If mediation is not moving off the shelves, we must ask ourselves whether we are selling it correctly. We have tended to highlight the fact that Mediation is cheap, swift, and confidential. But many parties have no concept of how much litigation will cost, nor how long it will take. In the initial stages of the dispute they do not care how much it will cost for they believe every penny spent is a good investment. Nor are they concerned as to how long it will take, as they are similarly prepared, if necessary, to wait years to achieve redress. And they invariably want maximum publicity focused upon the other side’s unacceptable behaviour. Consequently, it may be futile to emphasise the low cost and high speed of mediation, and stressing the confidentiality of the process may equally have little attraction.
So can we improve upon the way mediation is ‘sold’? Is a make-over or re-branding the answer? If it were, the first target might be the term “Mediation”, as it may be rendering a disservice. ‘Mediation’ tends to suggest a ‘middle way’, a ‘soft and fluffy’ approach, or even Meditation. The Government wants mediation taken up at increasingly earlier stages in disputes; yet it is precisely in those initial phases that parties want neither a middle-way compromise, nor a soft yielding attitude, but rather a crushing outright win, using the most aggressive tactics. So rather than calling in a mediator, would we feel more confident with a “Conflict Resolver” or a “Conflict Negotiator”?
The problem is that mediation is an intangible concept, yet we try to sell it with one message for all, at all times. A compromise might be attractive to one litigant, but not to another; it may be unattractive at the outset, but become more attractive later. Similarly, the ‘cheaper and swifter’ arguments may have great weight with some parties at some times, but not with all, at all times.
If we are to entice litigants away from the courts, we need to sell mediation differently, perhaps emphasising more the opportunity to effectively vent and communicate views in a safe environment, or to secure an apology or explanation, or to retain control of the outcome, or simply to achieve a dignified exit from the dispute.
But the mediation fraternity is utterly dysfunctional when it comes to marketing. Has any proper market research been conducted to assist mediation providers in promoting their product?
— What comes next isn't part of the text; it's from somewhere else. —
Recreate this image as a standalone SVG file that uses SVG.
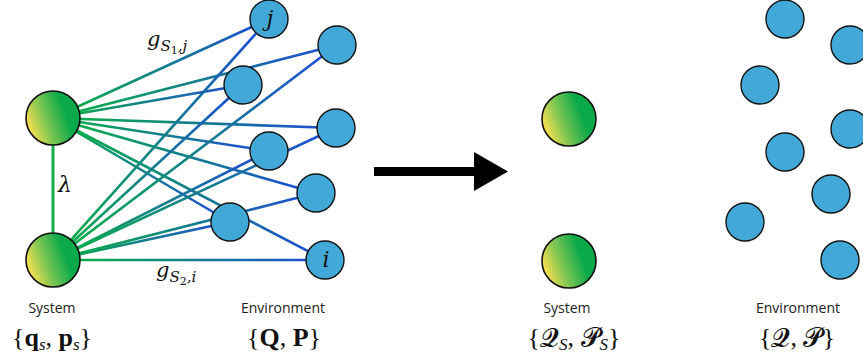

Have we made any real attempt at identifying the needs of our target markets, or the perceptions, attitudes, and behaviour patterns of our public? Some proper and comprehensive market research might be a prudent first step for any commercial entity faced with the mystery of creating a good product that is not selling. It might be thought essential bearing in mind we are faced with a highly resistant public.
But such research will not be without its problems: mediation is multi-layered as well as intangible: mediators maintain it is applicable to most groups in most sectors across the board. So how can any one group be effectively targeted in research? Effective marketing would also require the proliferation of ‘stories’ demonstrating how mediation achieved a just and fair result, how commercial and domestic situations were made better through mediation, and how the process was able to restore dignity and self-respect to deeply entrenched parties.
But thoughtful re-modelling may not be enough. In the current economic environment it is a commercial imperative for Government to ensure that no sector squanders its much-needed funds on unnecessary destructive litigation. The only real alternative, therefore, is some robust Government intervention, rendering it virtually impossible to litigate without first considering mediation. In this way we may see mediation taking its rightful place, alongside the courts, as a primary method of conflict resolution.